Fue el concilio de Laodicea, celebrado durante la segunda mitad del siglo IV, sigue diciendo el obispo Aton en su contestación, el que prohibió la ordenación sacerdotal de las mujeres. Por lo que se refiere al término presbytera, reconoce que en la Iglesia antigua también podía designar a la esposa del presbítero, pero él prefiere el significado de sacerdotisa ordenada que ejercía funciones de dirección, de enseñanza y de culto en la comunidad cristiana.
En contra de conceder la palabra a las mujeres se manifestaba el papa Honorio III en una carta a los obispos de Burgos y Valencia, en la que les pedía que prohibieran hablar a las abadesas desde el púlpito, práctica habitual entonces. Estas son sus palabras: “Las mujeres no deben hablar porque sus labios llevan el estigma de Eva, cuyas palabras han sellado el destino del hombre”.
Estos y otros muchos testimonios que podría aportar suelen ser rechazados por el Magisterio papal y episcopal, así como la teología de él dependiente y los historiadores sometidos a la ortodoxia romana, alegando que carecen de rigor científico. “La ordenación sacerdotal – afirma Juan Pablo II-, mediante la cual se transmite la función confiada por Cristo a los apóstoles, de enseñar, santificar y regir a los fieles, ha sido reservada siempre en la Iglesia católica exclusivamente a los hombres. Esta tradición se ha mantenido también fielmente en las iglesias orientales”. Esta opinión es desmentida por los historiadores y por no pocos y pocas exegetas del Nuevo Testamento, que han estudiado el tema en profundidad. Por ello carece de rigor científico y no puede constituir el fundamento de la normativa actual sobre el tema.
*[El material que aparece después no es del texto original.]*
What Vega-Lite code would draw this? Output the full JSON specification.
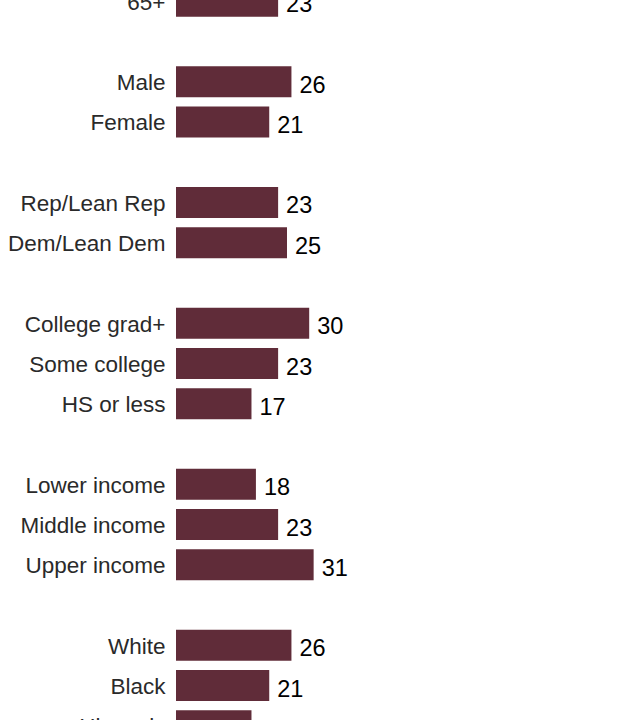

El historiador italiano citado Giorgio Otranto expresa su malestar por tal actitud descalificatoria en estos términos: “Lamento tener que decirlo, pero a menudo los historiadores, sobre todo los historiadores católicos, han rechazado estas pruebas y las han considerado sin valor alguno, como si no aportaran nada a la imagen total.
Ha habido represión, un intento de apartar a un lado ciertas fuentes históricas a veces por conformismo, a veces por prudencia y a veces por aquiescencia. No digo que ello se haya hecho de mala fe, pero no cabe duda de que el prejuicio según el cual las mujeres no pueden ejercer funciones sacerdotales ha dado lugar a que algunas pruebas se interpretaran erróneamente”.
Yo pregunto: ¿quiénes son el papa, los cardenales y los obispos, incluso quiénes somos los teólogos, para juzgar sobre el valor de las investigaciones históricas? La verdadera razón del rechazo son los planteamientos teológicos patriarcales. El reconocimiento de la autenticidad de esos testimonios debería llevar a revisar las concepciones androcéntricas y a abandonar las prácticas misóginas. Y a eso no parecen estar dispuestos.
Prefieren ejercer el poder autoritariamente y en solitario encerrados en la torre de su “patriarquía”, a ejercerlo democráticamente y compartirlo con las mujeres creyentes, que hoy son mayoría en la Iglesia católica y, sin embargo, carecen de presencia en sus órganos directivos y se ven reducidas a la invisibilidad y al silencio.